Task instructions.
Reproduce the entries from their first line up to and including the line with "from matplotlib.patches import Rectangle". Leave out everything after it.
--- START OF Available records ---
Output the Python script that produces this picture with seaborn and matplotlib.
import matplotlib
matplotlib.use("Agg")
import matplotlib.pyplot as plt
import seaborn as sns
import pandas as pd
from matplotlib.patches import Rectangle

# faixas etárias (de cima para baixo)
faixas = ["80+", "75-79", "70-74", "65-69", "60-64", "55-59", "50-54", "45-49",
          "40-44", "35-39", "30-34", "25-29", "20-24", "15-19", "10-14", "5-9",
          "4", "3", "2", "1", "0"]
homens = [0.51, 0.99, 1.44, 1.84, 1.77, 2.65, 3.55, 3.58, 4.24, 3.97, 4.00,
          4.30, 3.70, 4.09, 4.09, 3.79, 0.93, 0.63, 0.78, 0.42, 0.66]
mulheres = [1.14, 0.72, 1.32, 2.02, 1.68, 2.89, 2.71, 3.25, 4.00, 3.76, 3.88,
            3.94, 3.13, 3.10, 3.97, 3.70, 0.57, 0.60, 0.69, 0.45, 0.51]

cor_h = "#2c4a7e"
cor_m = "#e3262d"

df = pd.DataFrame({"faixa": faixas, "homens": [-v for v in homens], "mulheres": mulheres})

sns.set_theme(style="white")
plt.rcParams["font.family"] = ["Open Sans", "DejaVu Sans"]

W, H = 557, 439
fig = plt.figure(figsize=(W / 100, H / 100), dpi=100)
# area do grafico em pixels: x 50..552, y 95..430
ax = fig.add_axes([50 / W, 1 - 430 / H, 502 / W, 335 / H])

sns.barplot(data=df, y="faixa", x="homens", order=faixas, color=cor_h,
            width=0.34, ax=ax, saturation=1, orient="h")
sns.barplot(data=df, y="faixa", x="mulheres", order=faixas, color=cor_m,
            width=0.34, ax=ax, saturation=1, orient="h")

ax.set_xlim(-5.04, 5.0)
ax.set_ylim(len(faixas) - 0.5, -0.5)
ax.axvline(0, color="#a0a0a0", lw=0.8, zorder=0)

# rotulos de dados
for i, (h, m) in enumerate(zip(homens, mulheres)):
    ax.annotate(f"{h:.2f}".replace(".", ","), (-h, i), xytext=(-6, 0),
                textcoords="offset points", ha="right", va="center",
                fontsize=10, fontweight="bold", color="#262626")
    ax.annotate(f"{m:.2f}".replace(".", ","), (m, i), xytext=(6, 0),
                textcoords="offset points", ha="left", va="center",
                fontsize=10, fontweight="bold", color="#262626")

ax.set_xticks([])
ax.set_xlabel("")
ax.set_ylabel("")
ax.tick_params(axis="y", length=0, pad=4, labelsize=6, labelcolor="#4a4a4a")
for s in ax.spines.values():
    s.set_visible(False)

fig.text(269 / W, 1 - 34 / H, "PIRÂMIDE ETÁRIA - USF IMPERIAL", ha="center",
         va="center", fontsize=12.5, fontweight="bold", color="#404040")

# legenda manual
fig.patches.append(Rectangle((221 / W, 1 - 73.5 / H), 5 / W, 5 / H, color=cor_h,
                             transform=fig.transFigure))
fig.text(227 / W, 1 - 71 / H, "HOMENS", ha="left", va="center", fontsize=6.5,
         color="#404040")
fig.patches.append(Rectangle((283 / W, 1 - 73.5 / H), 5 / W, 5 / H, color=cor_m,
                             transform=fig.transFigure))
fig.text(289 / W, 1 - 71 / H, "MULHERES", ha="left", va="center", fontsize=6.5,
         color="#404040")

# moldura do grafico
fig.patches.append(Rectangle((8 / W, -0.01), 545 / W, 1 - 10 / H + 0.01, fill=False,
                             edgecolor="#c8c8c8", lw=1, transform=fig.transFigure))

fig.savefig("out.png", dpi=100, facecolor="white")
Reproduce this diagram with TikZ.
--- END OF Available records ---
Written response.
Output the Python script that produces this picture with seaborn and matplotlib.
import matplotlib
matplotlib.use("Agg")
import matplotlib.pyplot as plt
import seaborn as sns
import pandas as pd
from matplotlib.patches import Rectangle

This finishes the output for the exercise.